## WHAT THE TASK REQUIRES
Copy the first line of the material below and every later line through the line containing "const leadHigh = [1.37, -0.27, 0.78, 1.05];", without any other output.

########

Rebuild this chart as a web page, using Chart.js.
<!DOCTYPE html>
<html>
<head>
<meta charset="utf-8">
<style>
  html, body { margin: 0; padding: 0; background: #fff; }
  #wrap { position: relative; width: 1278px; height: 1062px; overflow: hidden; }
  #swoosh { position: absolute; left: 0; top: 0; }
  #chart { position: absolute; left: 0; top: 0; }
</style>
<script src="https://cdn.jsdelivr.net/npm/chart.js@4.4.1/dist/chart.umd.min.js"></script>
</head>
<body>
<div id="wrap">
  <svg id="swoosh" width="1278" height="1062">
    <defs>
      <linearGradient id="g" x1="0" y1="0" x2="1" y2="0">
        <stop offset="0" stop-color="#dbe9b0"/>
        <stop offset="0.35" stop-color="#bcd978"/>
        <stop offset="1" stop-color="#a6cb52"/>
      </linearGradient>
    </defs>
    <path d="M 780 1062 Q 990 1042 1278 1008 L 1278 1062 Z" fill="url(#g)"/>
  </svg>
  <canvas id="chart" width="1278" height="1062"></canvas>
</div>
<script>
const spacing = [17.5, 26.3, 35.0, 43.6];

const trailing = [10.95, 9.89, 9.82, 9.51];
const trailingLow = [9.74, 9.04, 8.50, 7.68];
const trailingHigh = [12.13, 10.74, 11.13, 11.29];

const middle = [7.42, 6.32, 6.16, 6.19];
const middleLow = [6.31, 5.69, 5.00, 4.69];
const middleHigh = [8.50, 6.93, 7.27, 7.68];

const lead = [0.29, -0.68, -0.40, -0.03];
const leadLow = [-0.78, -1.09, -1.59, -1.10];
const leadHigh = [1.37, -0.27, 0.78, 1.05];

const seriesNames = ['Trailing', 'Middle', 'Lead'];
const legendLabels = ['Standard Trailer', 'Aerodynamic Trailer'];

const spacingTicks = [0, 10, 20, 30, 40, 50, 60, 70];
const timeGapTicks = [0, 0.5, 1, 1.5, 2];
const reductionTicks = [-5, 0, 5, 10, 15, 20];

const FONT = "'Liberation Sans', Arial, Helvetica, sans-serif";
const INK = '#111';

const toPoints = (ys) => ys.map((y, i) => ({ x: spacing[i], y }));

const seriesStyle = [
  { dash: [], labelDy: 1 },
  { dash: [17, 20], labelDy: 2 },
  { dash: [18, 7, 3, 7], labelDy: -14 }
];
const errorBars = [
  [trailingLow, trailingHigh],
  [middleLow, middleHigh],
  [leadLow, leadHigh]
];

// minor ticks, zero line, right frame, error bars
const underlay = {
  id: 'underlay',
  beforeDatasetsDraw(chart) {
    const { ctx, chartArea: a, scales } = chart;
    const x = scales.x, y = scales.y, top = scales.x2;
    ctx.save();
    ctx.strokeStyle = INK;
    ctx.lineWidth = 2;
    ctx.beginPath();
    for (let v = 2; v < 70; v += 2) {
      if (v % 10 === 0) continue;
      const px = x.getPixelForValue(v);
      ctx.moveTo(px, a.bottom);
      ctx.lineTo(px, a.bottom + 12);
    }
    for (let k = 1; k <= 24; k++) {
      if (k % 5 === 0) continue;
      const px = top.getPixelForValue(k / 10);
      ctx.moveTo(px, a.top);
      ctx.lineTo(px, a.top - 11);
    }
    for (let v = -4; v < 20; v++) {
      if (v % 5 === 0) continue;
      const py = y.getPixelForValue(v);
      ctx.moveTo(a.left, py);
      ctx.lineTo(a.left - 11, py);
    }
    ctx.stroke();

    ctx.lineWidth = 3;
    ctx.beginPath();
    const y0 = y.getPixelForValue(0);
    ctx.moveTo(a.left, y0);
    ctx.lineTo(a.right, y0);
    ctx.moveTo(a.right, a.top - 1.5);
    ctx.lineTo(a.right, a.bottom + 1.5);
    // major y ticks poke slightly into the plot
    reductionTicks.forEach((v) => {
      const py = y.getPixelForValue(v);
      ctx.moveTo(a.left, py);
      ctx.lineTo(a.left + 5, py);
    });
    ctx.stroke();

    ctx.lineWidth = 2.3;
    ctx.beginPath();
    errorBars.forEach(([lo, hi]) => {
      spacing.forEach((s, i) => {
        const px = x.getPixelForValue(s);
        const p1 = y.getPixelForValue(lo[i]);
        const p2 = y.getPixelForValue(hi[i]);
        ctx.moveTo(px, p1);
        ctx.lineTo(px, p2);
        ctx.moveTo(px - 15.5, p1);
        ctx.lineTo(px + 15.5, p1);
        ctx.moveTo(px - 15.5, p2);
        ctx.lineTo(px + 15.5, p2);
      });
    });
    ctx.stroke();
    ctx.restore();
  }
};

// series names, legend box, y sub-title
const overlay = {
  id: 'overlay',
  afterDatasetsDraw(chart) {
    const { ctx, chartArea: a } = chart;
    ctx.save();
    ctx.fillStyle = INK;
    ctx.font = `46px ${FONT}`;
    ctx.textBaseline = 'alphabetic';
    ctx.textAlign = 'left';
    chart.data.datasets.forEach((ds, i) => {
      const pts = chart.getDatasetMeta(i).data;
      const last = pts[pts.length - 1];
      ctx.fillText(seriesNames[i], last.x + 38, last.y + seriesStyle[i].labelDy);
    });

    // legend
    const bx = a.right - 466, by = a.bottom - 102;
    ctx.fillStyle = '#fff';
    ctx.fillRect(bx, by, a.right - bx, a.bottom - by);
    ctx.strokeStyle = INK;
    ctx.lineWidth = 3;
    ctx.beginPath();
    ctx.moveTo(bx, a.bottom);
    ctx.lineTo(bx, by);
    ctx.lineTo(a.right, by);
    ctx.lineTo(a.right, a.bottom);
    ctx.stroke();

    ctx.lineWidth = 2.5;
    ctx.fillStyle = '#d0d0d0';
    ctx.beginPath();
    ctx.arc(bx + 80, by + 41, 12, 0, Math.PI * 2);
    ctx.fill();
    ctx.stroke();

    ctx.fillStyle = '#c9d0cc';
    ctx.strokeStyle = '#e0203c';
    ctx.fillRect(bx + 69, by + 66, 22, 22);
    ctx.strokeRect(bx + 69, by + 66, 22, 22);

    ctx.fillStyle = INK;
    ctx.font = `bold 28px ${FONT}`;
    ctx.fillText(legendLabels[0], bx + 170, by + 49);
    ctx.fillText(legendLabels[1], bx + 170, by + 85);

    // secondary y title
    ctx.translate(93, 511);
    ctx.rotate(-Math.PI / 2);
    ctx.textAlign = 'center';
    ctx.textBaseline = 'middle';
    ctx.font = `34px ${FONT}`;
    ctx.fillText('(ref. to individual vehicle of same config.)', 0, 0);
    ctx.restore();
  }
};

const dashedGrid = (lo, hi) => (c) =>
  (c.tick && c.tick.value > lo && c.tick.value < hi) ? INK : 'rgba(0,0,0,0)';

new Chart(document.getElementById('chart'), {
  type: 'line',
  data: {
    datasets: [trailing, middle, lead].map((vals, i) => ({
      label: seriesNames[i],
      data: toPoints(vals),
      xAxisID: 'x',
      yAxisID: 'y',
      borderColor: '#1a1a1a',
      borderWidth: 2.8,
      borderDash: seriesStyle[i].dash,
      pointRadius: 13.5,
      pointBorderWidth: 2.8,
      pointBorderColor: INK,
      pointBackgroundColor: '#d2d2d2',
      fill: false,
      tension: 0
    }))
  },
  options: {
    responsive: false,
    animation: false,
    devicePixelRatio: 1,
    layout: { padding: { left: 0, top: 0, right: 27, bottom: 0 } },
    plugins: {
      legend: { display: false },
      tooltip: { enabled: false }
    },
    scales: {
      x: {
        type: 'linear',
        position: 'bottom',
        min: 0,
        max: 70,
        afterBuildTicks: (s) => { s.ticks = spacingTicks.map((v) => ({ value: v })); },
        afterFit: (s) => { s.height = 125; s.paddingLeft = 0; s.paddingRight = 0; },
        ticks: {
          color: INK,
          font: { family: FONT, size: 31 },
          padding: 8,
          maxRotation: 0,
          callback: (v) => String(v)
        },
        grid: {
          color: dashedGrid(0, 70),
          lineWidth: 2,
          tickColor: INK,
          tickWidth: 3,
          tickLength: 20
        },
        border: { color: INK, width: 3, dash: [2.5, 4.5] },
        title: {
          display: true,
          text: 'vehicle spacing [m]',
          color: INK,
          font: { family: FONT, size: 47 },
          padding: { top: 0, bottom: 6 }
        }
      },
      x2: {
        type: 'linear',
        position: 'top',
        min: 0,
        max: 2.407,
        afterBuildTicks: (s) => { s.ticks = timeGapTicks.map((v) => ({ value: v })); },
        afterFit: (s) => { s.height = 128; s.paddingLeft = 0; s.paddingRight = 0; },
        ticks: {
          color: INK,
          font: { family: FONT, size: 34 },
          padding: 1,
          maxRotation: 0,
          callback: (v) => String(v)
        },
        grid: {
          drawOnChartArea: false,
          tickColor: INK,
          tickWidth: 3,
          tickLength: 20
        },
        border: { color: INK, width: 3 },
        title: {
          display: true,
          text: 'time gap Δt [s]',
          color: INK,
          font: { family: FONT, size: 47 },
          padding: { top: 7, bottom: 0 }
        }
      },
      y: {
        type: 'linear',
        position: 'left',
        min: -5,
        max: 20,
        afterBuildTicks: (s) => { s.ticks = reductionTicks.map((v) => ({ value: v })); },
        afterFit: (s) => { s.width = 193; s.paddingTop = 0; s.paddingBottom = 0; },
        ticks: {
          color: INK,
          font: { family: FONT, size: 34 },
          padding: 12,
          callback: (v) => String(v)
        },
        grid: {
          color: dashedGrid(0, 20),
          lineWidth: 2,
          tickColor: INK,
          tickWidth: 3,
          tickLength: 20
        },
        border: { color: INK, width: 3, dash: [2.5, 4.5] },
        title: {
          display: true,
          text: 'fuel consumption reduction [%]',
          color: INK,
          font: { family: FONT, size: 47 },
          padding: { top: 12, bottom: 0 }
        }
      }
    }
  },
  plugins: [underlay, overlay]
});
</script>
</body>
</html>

########

## THE SOLUTION
Rebuild this chart as a web page, using Chart.js.
<!DOCTYPE html>
<html>
<head>
<meta charset="utf-8">
<style>
  html, body { margin: 0; padding: 0; background: #fff; }
  #wrap { position: relative; width: 1278px; height: 1062px; overflow: hidden; }
  #swoosh { position: absolute; left: 0; top: 0; }
  #chart { position: absolute; left: 0; top: 0; }
</style>
<script src="https://cdn.jsdelivr.net/npm/chart.js@4.4.1/dist/chart.umd.min.js"></script>
</head>
<body>
<div id="wrap">
  <svg id="swoosh" width="1278" height="1062">
    <defs>
      <linearGradient id="g" x1="0" y1="0" x2="1" y2="0">
        <stop offset="0" stop-color="#dbe9b0"/>
        <stop offset="0.35" stop-color="#bcd978"/>
        <stop offset="1" stop-color="#a6cb52"/>
      </linearGradient>
    </defs>
    <path d="M 780 1062 Q 990 1042 1278 1008 L 1278 1062 Z" fill="url(#g)"/>
  </svg>
  <canvas id="chart" width="1278" height="1062"></canvas>
</div>
<script>
const spacing = [17.5, 26.3, 35.0, 43.6];

const trailing = [10.95, 9.89, 9.82, 9.51];
const trailingLow = [9.74, 9.04, 8.50, 7.68];
const trailingHigh = [12.13, 10.74, 11.13, 11.29];

const middle = [7.42, 6.32, 6.16, 6.19];
const middleLow = [6.31, 5.69, 5.00, 4.69];
const middleHigh = [8.50, 6.93, 7.27, 7.68];

const lead = [0.29, -0.68, -0.40, -0.03];
const leadLow = [-0.78, -1.09, -1.59, -1.10];
const leadHigh = [1.37, -0.27, 0.78, 1.05];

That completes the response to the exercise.